**GIVEN PROBLEM:**
Leaving out the pictures, retype the lines from the beginning of the listing through the line containing "y_ticks = [0, 1, 2, 3, 4, 5]".
########
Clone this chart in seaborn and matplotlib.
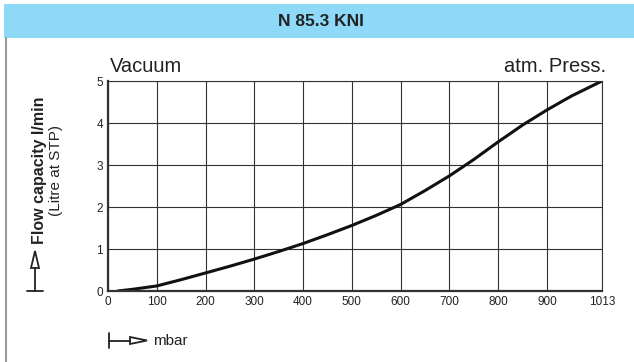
import matplotlib
matplotlib.use('Agg')
import matplotlib.pyplot as plt
import seaborn as sns
import pandas as pd
from matplotlib.patches import Rectangle, Polygon
from matplotlib.lines import Line2D

# Curve: pressure (mbar) vs flow (l/min)
pressure = [20, 50, 100, 150, 200, 250, 300, 350, 400, 450, 500, 550,
            600, 650, 700, 750, 800, 850, 900, 950, 1013]
flow = [0.0, 0.04, 0.12, 0.27, 0.43, 0.59, 0.76, 0.94, 1.13, 1.34, 1.56, 1.80,
        2.06, 2.39, 2.74, 3.13, 3.55, 3.95, 4.31, 4.64, 5.0]
x_ticks = [0, 100, 200, 300, 400, 500, 600, 700, 800, 900, 1013]
y_ticks = [0, 1, 2, 3, 4, 5]

sns.set_style('white')
plt.rcParams['font.family'] = ['Liberation Sans', 'DejaVu Sans']

W, H = 634, 362
fig = plt.figure(figsize=(W / 100, H / 100), dpi=100)


def px(x, y):
    return (x / W, 1 - y / H)


# header band and left frame line
fig.patches.append(Rectangle(px(4, 38), 1, 34 / H, transform=fig.transFigure,
                             facecolor='#8ed8f8', edgecolor='none', zorder=0))
fig.add_artist(Line2D([5.5 / W, 5.5 / W], [0, 1 - 38 / H], color='#9a9a9a', lw=1.5))
fig.text(*px(321, 21), 'N 85.3 KNI', ha='center', va='center', fontsize=12.5,
         fontweight='bold', color='#222')

ax = fig.add_axes([108 / W, 71 / H, 494 / W, 210 / H])
df = pd.DataFrame({'mbar': pressure, 'flow': flow})
sns.lineplot(data=df, x='mbar', y='flow', ax=ax, color='#111', lw=2.2)

ax.set_xlim(0, 1013)
ax.set_ylim(0, 5)
ax.set_xticks(x_ticks)
ax.set_yticks(y_ticks)
ax.set_xlabel('')
ax.set_ylabel('')
ax.grid(True, color='#333', lw=0.8)
for s in ax.spines.values():
    s.set_color('#333')
    s.set_linewidth(0.8)
ax.spines['left'].set_linewidth(1.6)
ax.spines['bottom'].set_linewidth(1.6)
ax.tick_params(direction='inout', length=5, width=0.8, colors='#222', labelsize=8.5, pad=1)

fig.text(*px(110, 66), 'Vacuum', ha='left', va='center', fontsize=14.5, color='#222')
fig.text(*px(606, 66), 'atm. Press.', ha='right', va='center', fontsize=14.5, color='#222')

fig.text(*px(40, 170), 'Flow capacity l/min', rotation=90, ha='center', va='center',
         fontsize=11.5, fontweight='bold', color='#222')
fig.text(*px(56, 170), '(Litre at STP)', rotation=90, ha='center', va='center',
         fontsize=11, color='#222')

# axis arrows (y: up, x: right) with open heads
fig.add_artist(Line2D([27 / W, 43 / W], [1 - 291 / H] * 2, color='#222', lw=1.3))
fig.add_artist(Line2D([35 / W, 35 / W], [1 - 291 / H, 1 - 268 / H], color='#222', lw=1.3))
fig.add_artist(Polygon([px(31, 268), px(39, 268), px(35, 251)], closed=True,
                       transform=fig.transFigure, fc='white', ec='#222', lw=1.3))
fig.add_artist(Line2D([109 / W, 109 / W], [1 - 333 / H, 1 - 348 / H], color='#222', lw=1.3))
fig.add_artist(Line2D([109 / W, 130 / W], [1 - 340.5 / H] * 2, color='#222', lw=1.3))
fig.add_artist(Polygon([px(130, 337), px(130, 344), px(147, 340.5)], closed=True,
                       transform=fig.transFigure, fc='white', ec='#222', lw=1.3))
fig.text(*px(153, 341), 'mbar', ha='left', va='center', fontsize=11, color='#222')

fig.savefig('out.png', dpi=100)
########
**TASK RESPONSE:**
Clone this chart in seaborn and matplotlib.
import matplotlib
matplotlib.use('Agg')
import matplotlib.pyplot as plt
import seaborn as sns
import pandas as pd
from matplotlib.patches import Rectangle, Polygon
from matplotlib.lines import Line2D

# Curve: pressure (mbar) vs flow (l/min)
pressure = [20, 50, 100, 150, 200, 250, 300, 350, 400, 450, 500, 550,
            600, 650, 700, 750, 800, 850, 900, 950, 1013]
flow = [0.0, 0.04, 0.12, 0.27, 0.43, 0.59, 0.76, 0.94, 1.13, 1.34, 1.56, 1.80,
        2.06, 2.39, 2.74, 3.13, 3.55, 3.95, 4.31, 4.64, 5.0]
x_ticks = [0, 100, 200, 300, 400, 500, 600, 700, 800, 900, 1013]
y_ticks = [0, 1, 2, 3, 4, 5]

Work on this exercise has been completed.